22 August, 2013
Last night on Radio 4’s Four Thought, there was another chance to hear Georgie Fienberg argue that charities should strive to put themselves out of business and should radically change the way they raise and spend funds.
Fienberg, founder and international director of AfriKids, explains the principles that underpin her organisation and the way it works – and their strategic (and very public) goal to close their UK operation so their Ghana team is supporting communities directly, locally.
This is all about empowering people to help themselves long-term, not making them forever dependent on outside support. And recognising that communities know exactly what they need.
In order to work in this way, organisations (and individuals) must listen and may need to put long-held views and approaches to one side.

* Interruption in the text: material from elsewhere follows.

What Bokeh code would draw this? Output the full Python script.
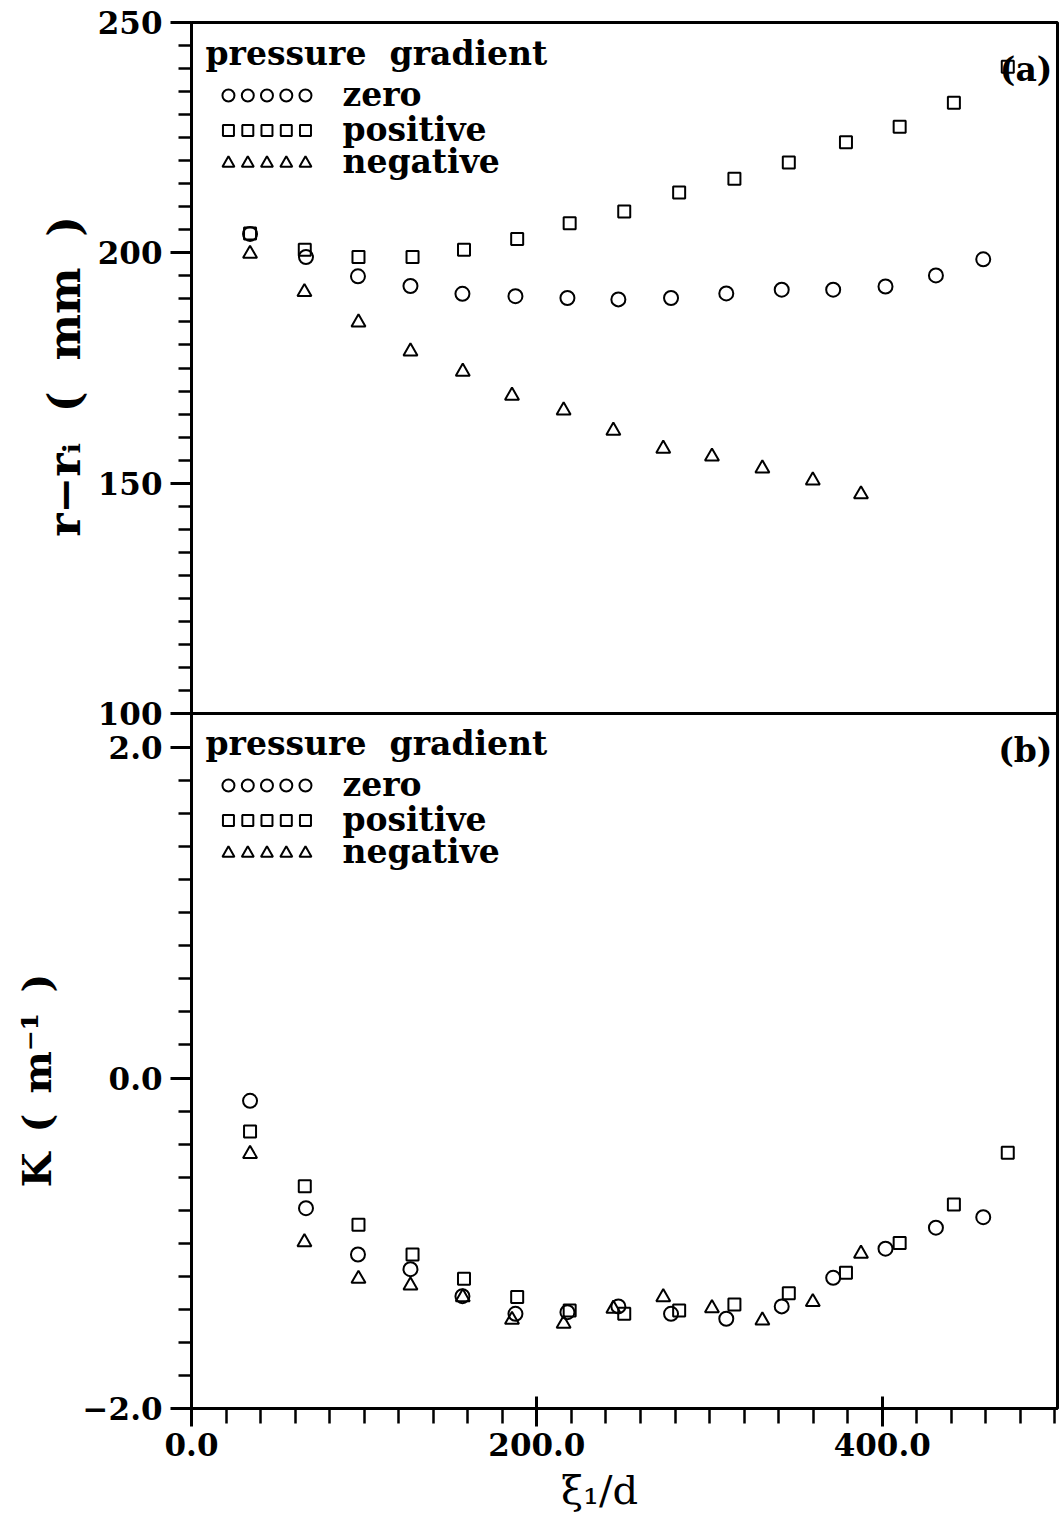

Just as important, says Fienberg, is applying this to fundraising. She says it’s time to move away from the pitiful, heart-wrenching appeals that emerged in the 80s (which anyway give the impression that nothing is improving) and instead show and explain to donors the positive, sustainable difference their support will make.
There is an obvious challenge here for charities for whom the default position is to stick with a fundraising approach ‘that has worked in the past’. But hats off to those who are prepared to be more open, more innovative and more willing to engage in real conversation with supporters.
In the main, Fienberg’s comments relate to international development charities. It would be interesting to know if she thinks similar change is needed among those working on issues and with communities in the UK.
Her message to supporters is clear: “Give because you’re informed, not just because you’re moved. If you don’t feel informed, just ask.” If this happens, the sector as a whole will need to get much better at articulating what it does, why and for whom.